Beaumarchais ne manquait pas d’audace, mais il ne voulait point pousser le parlement à bout, il savait que la faveur publique est fragile et inconstante. Le prince de Conti, son plus chaud protecteur, lui avait dit : « Si vous avez le malheur d’être touché par le bourreau, je serai forcé de vous abandonner. » Il s’agissait donc de conserver et d’entretenir la puissance qu’il empruntait à l’opposition sans exaspérer des juges déjà irrités, de proportionner toujours son ton à la qualité des personnes, et de savoir au besoin, comme on l’a dit très-spirituellement, donner des soufflets, mais à genoux. C’est ce qu’il fit surtout avec une merveilleuse souplesse à la suite d’un incident qui augmenta encore l’intérêt qu’il inspirait. Un colonel de cavalerie dont Maupeou a fait ex abrupto un magistrat, le président de Nicolaï, très-lié avec Goëzman et furieux contre Beaumarchais, le rencontre dans la salle des Pas-Perdus et l’insulte en ordonnant aux huissiers de le faire sortir. Beaumarchais porte plainte contre ce magistrat. Le premier président le fait venir, l’invite à retirer sa plainte. Beaumarchais obéit, et dans son dernier mémoire il consigne avec respect le dédaigneux pardon qu’il accorde à M. de Nicolaï. Bientôt son influence est telle que cet homme si méprisé par ses juges au début du combat et qui sollicitait vainement des récusations par la voie judiciaire, n’a plus qu’à désigner dans ses mémoires ceux des magistrats qu’il considère comme ses plus violens ennemis, pour leur arracher cette récusation. C’est un de ceux-là, un conseiller de grand’chambre, nommé Gin, qui lui adresse une sorte de mémoire de six grandes pages, dont j’extrais quelques passages où l’on voit la fierté du juge s’effacer devant la popularité toujours croissante de l’accusé.

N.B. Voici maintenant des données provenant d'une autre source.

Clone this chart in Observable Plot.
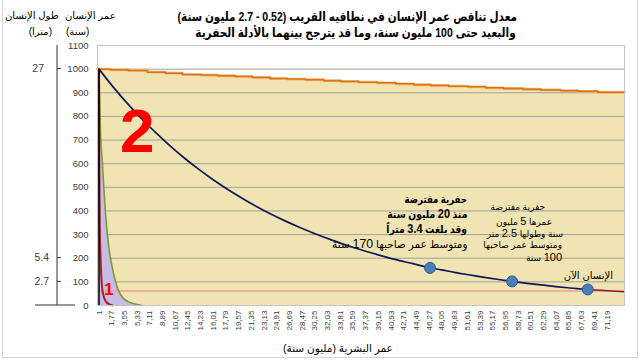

« J’ai lu votre dernier mémoire, monsieur, écrit ce conseiller ; je cède à vos instances en cessant d’être votre juge ; mais, pour éviter toute équivoque sur les motifs qui m’ont empêché jusqu’ici de prendre ce parti et sur ceux qui m’y déterminent aujourd’hui, je crois devoir vous faire part et au public de ces motifs… »


Et après une longue apologie de sa conduite, ce juge, jusque-là ennemi déclaré de Beaumarchais, termine ainsi :


« Je crois vous avoir prouvé, monsieur, que j’ai encore dans cet instant toute l’impartialité nécessaire pour juger M. et Mme de Goëzman et vous-même ; mais vos attaques se multiplient au point que j’aurais lieu de craindre, en vous jugeant, que le public ne soupçonnât mon âme de quelque émotion qui vous fût peu favorable. C’est à cette délicatesse que je sacrifie mes sentimens particuliers, et, pour vous donner une nouvelle preuve de mon impartialité, je vous déclare, monsieur, que je n’exige d’autre réparation des imputations contenues dans vos mémoires que de rendre publique cette lettre que je remets en même temps à M. le premier président.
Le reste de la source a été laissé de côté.